I have seen that before (at least a year ago) and it's a tough puzzle form. The clues that you need to complete the puzzles are all there in front of you. What you need to do is figure out what numbers are available for a particular line by checking out what is already displayed in the other lines that cross it.
Nah, I figured out how to never lose at Tic Tac Toe back in middle school.
Beth's father showed us some Soduko puzzles and now I'm hooked. Of course, my programmer's brain immediately set to work thinking of how I could program all possible Soduko puzzles and store them in a database. (Might work on that after I finish with a large freelance project I'm working on. Paying gigs before personal pet projects. )
Here's a program you can run locally to complete Sudoku puzzles. It can also help by showing all possible values for boxes and highlighting certain boxes (all possible 1's for example).
Since I posted this originally, I've been doing these puzzles almost everyday and I'm completely hooked.
I found a website where a guy was talking about X-wing and swordfish techniques. I found it be confusing the way it was written and I didn't really need it for the easy-to-med level ones. But last week i found a a webiste that better explains those strategies.

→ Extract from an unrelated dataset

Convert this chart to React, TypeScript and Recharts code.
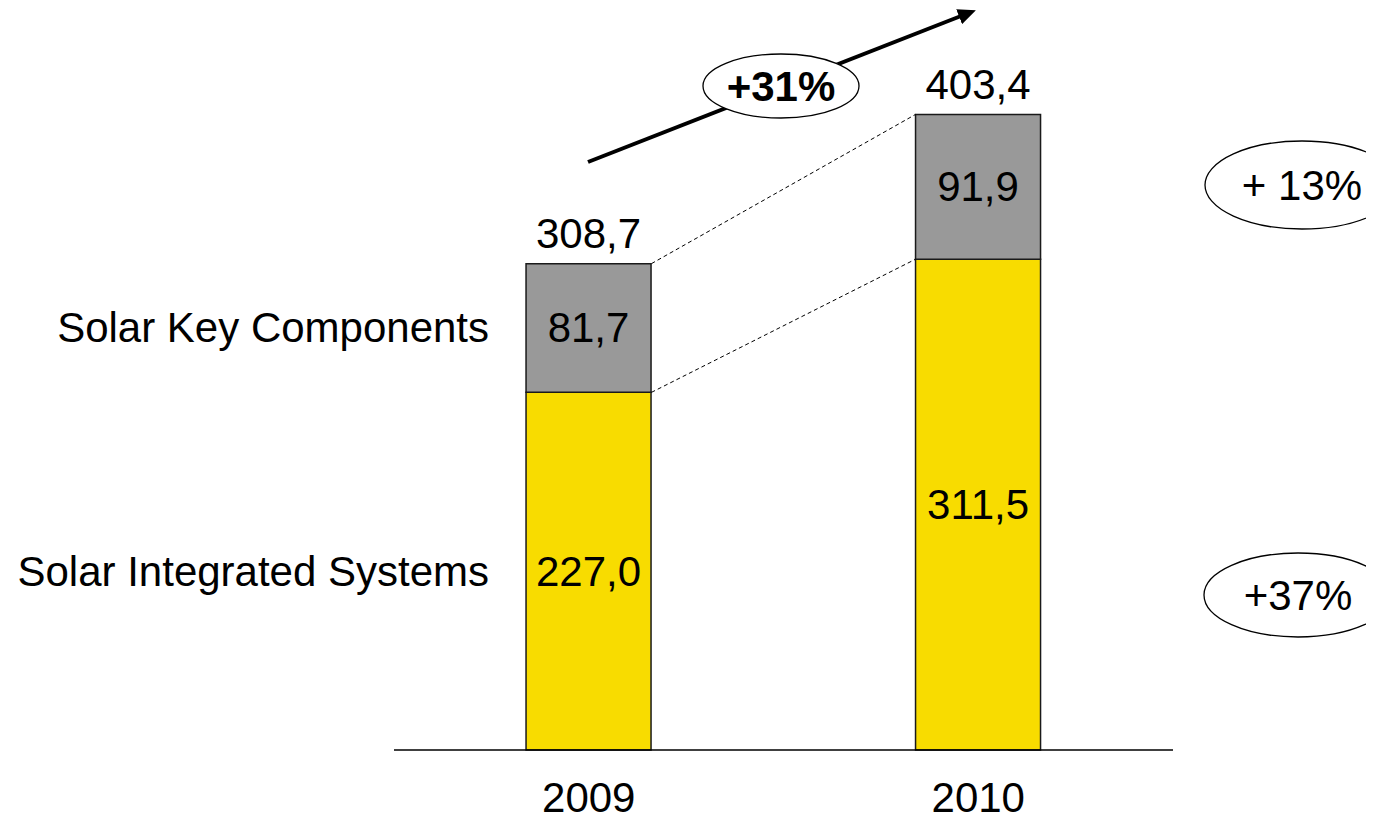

#14. "RE: Sudoku" In response to _Chewy_ (Reply # 13) Sat Dec-03-05 11:42 PM by jasonlevine
Not really. That's still an online game. This is one you download and play locally. No Internet connection needed. Here's the site's tips/strategy area (with screenshots from their program):
BTW, I'm up to being able to solve Standard puzzles in Simple Sudoku in under 5 minutes (at good as 1:40-something) and Hard puzzles in under 10 minutes (sometimes as good as 4 minutes and change). The cool thing about Simple Sudoku is that it automates some of the more mundane things that Sudoku solvers do (e.g. writing possible numbers on each open square) that allow them to use more advanced techniques (e.g. Naked Pairs) to figure out what squares are and aren't.
>Wow. Now *that's* addicted. > >BTW, I'm up to being able to solve Standard puzzles in Simple >Sudoku in under 5 minutes (at good as 1:40-something) and Hard >puzzles in under 10 minutes (sometimes as good as 4 minutes >and change).
That's pretty damn good Jason. I just installed Simple Sudoku on my PC tonight and I find even the standard ones to take me atleast 15-20 min to solve. There's a local free newspaper here that prints them almost daily and I can solve the easy ones in about 10 min. I'm so used to doing it on paper, it will take me a little time to adjust doing it on the PC.
>The cool thing about Simple Sudoku is that it >automates some of the more mundane things that Sudoku solvers >do (e.g. writing possible numbers on each open square)
I looked for that earlier - how do you turn that feature on? Maybe I should have just had one glass of wine tonight.